Beyond this, King made three major contributions to our society that are seldom mentioned. First, wherever a stratified social structure exists, inevitably those on the bottom fear those at the top. Following the Civil War, black fraternal organizations, churches, and newspapers admonished blacks to stand up against fear. W. E. B. DuBois, Marcus Garvey, Malcolm X, and other black leaders carried on in the same tradition. But it was King who helped shift the psychological balance between fear and contempt, and in so doing became an enduring symbol of that shift. By leading blacks into the streets, hand-in-hand with whites, he demonstrated that fear on the bottom could be overcome simultaneously with the destruction of contempt on the top. This was truly miraculous.
Second, King used the strategy of passive resistance in a unique way. Unlike Gandhi, who used nonviolence with the support of the majority against British colonial rule. King applied it to a situation where a small minority was seeking to wrest concessions from a majority.
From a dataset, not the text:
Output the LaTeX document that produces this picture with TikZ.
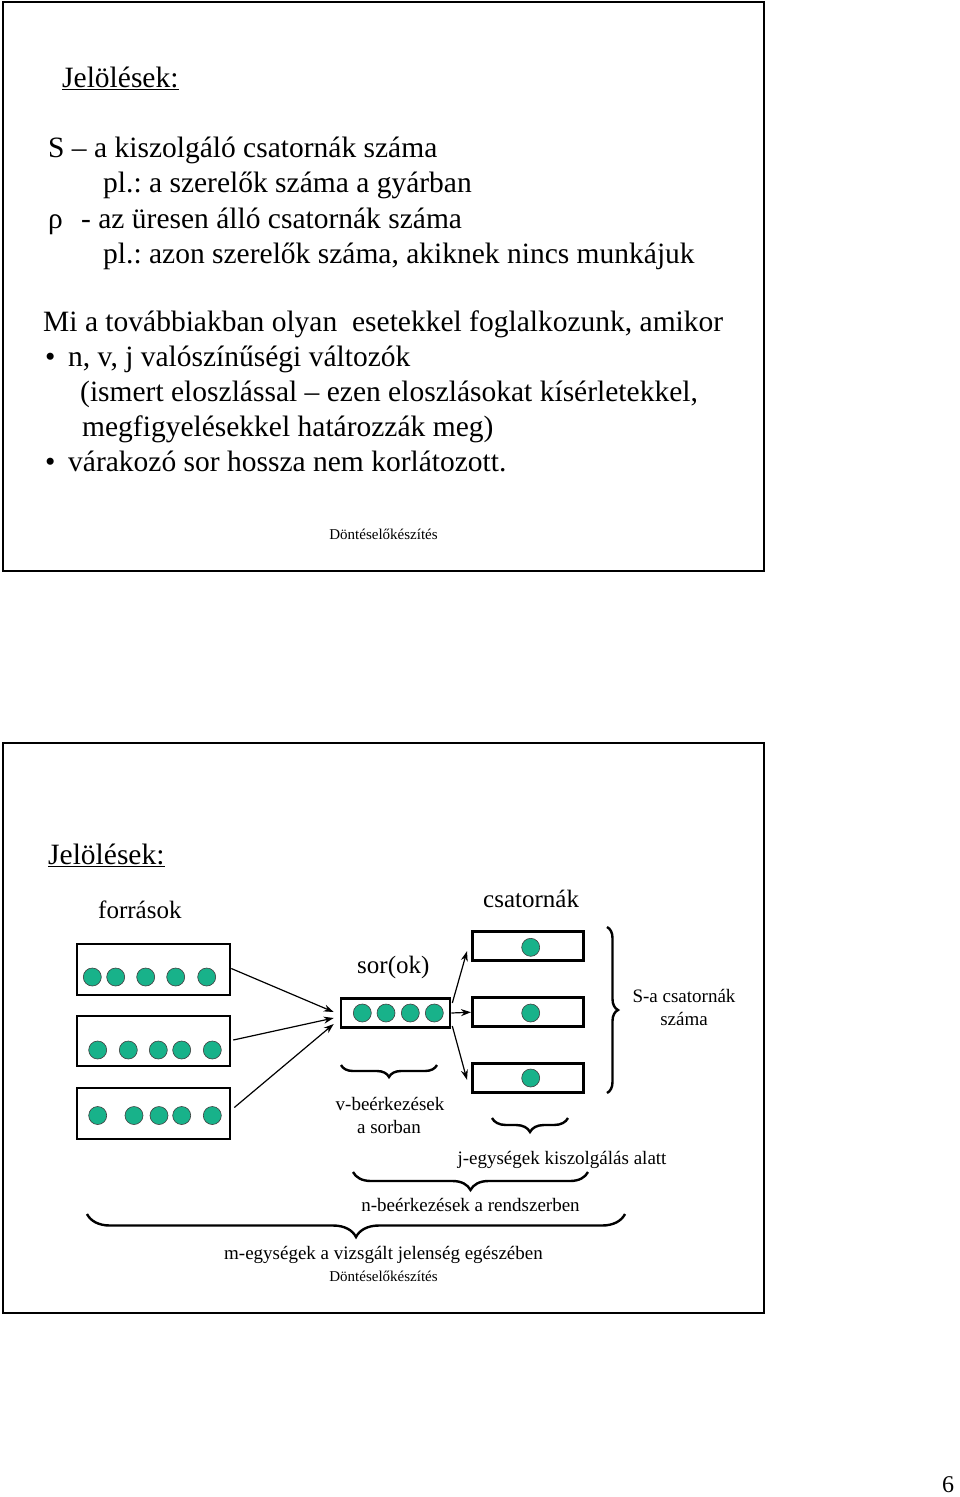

This inversion was a remarkable achievement. With it. King brought down old bigoted institutions and helped to create new democratic ones. He understood that human conflicts—in the family, community, nation, or the world—could be reconciled only if one party was prepared to take great risks. He understood that the more enlightened had to take burdens upon themselves, and that security springs from the voluntary acceptance of insecurity. His approach demonstrated that if people of goodwill sat in together at a segregated theater, restaurant, hotel, or bus, and were prepared to persevere despite repeated arrests and violence, such institutions would be dissolved and new, more democratic ones would emerge.
Third, King's tactics came to be used by every oppressed group in the United States, and will continue to be. The Hispanics learned from him, and they went into the streets. The women's movement did the same. The students of this nation, those who demonstrated peacefully, were following his lead. Homosexuals lost their fear, came out of the closet, and marched for their rights as equal citizens. And those who were beating on homosexuals learned that they could no longer do so with impunity. In other words. King's tactics aimed to destroy the old framework of societal interactions and create a new one.
But, as the successes of the civil rights movement demonstrate, every advance that a society makes is accompanied by new problems. The legislative victories of the early 1960s resulting from King's courageous efforts had both positive and negative consequences. They gave blacks a legal basis for social and economic mobility. However, this led to a decline in black entrepreneurial activities and to the isolation of the black poor.